Come prima

Suvvia, siamo sinceri: non è vero che non ce lo aspettavamo. Volevamo semplicemente andare in ferie da tutto questo, tornando a vivere per un po’ come ai vecchi tempi. Sarebbe stato assurdo fare le vacanze allontanandosi dallo stress quotidiano, senza riposarsi anche da regole, imposizioni, restrizioni e abluzioni.
Questa sorta di ritorno al passato è stato sicuramente facilitato da articoli, apparsi qua e là, che parlavano di un virus indebolito o, addirittura, clinicamente morto.

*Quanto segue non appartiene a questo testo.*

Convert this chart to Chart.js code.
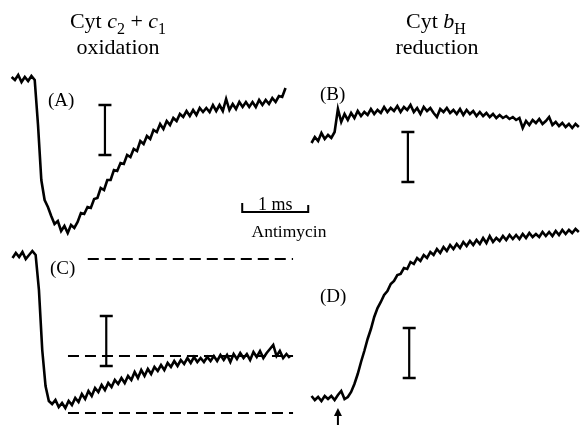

E invece, al contrario di noi, il Covid non si stanca e non ha avuto bisogno della pausa estiva: il suo obiettivo è quello di infettare tutte le persone che incontra per garantirsi la sopravvivenza, senza guardare in faccia a nessuno o chiudere un occhio di fronte a certe comitive particolarmente simpatiche.
E così, come in una noiosa partita al “Gioco dell’oca”, siamo tornati indietro di venti caselle, con un nuovo picco di contagi, mascherina obbligatoria per tutto il giorno, niente feste e coprifuoco per bar, gelaterie et cetera.
Per mia fortuna sono in un’età che mi ha permesso di non patire molte delle limitazioni imposte: mi sto affezionando persino alla mascherina, che supporta la mia timidezza e cela qualche “vaffa” sussurrato in determinati contesti. Dei gel disinfettanti mi piace l’odore e la distanza sociale, a pensarci bene, l’ho sempre praticata.
A una cosa, però, non sono riuscita ad abituarmi in questi mesi: all’aria rancorosa che si respira in giro e dalla quale la mascherina non riesce a proteggermi. Già prima di marzo non eravamo in una situazione facile, perché quando le cose non vanno bene, la tranquillità è solo una chimera e se le poche persone che dettano le regole non si mettono nei panni della moltitudine che poi dovrà rispettarle, frustrazione e rabbia saranno le uniche cose che si otterranno.
Da sei mesi ci chiedono di avere pazienza, ma noi venivamo già da un tempo di sopportazione, in cui ci domandavamo quotidianamente quando la crisi sarebbe finita e le cose avrebbero iniziato ad andare meglio…e invece: “salta due turni, torna al via, disinfetta tutto e stai in quarantena”.
A me questa estate non è mancata la vacanza, ma il lavoro da cui prendermi una vacanza. Mi è mancato poter spendere un po’ di euro nei negozi della zona, facendo qualche affare durante i saldi.
Mi è mancata quella parte leggera della vita che affolla il tempo libero di pensieri futili e chiacchiere allegre, facendoci fare scorta di una positività, da cui poter attingere nei momenti più difficili.
Durante i primi mesi di questa “era Covid”, gli slogan governativi mi hanno molto commosso. Come eravamo belli sui balconi! Avevo fiducia in tutto: nelle virtù intellettuali, in quelle cardinali e pure in quelle spirituali dell’umanità.
Poi mi è passata. Ho cominciato a temere il domani, perché la mente andava sempre lì, col pudore disperato con cui si pensa alle cose materiali in un momento poco opportuno, mentre a tutti gli altri sembrava bastare un ‘“Insieme ce la faremo”, con il quale io, invece, non riuscivo a pagare i conti.
E mentre tutto si fermava, poi qualcosa ripartiva e poi di nuovo tutto fermo per un paio di settimane o da un determinato orario, io mi guardavo intorno e avevo paura. Una paura nuova, perché non riguardava solo il mio piccolo mondo, ma la vita di tutti.
Non ho mai creduto alla cosa del “mal comune, mezzo gaudio”: io ho sempre temuto il mal comune. Preferisco il bene comune, che mi contagia, mi rassicura e mi fa sperare che prima o poi la ruota possa girare anche per me.
Vorrei che tornasse tutto come prima, anzi, più di prima: prima del 2008. Altro che mezzo gaudio.
Ma temo che questo mio desiderio rimarrà irrealizzato e continuerò a vivere nella certezza dell’incertezza, nascondendo la mia faccia preoccupata dietro la mascherina, che mi tiene caldo, mi fa prudere il naso, mi appanna gli occhiali, mi rovina il trucco, mi protegge dal contagio ed è l’unica risposta concreta che posso dare a quell’ “L’Italia chiamò” che, a marzo, cantavo commossa sul balcone.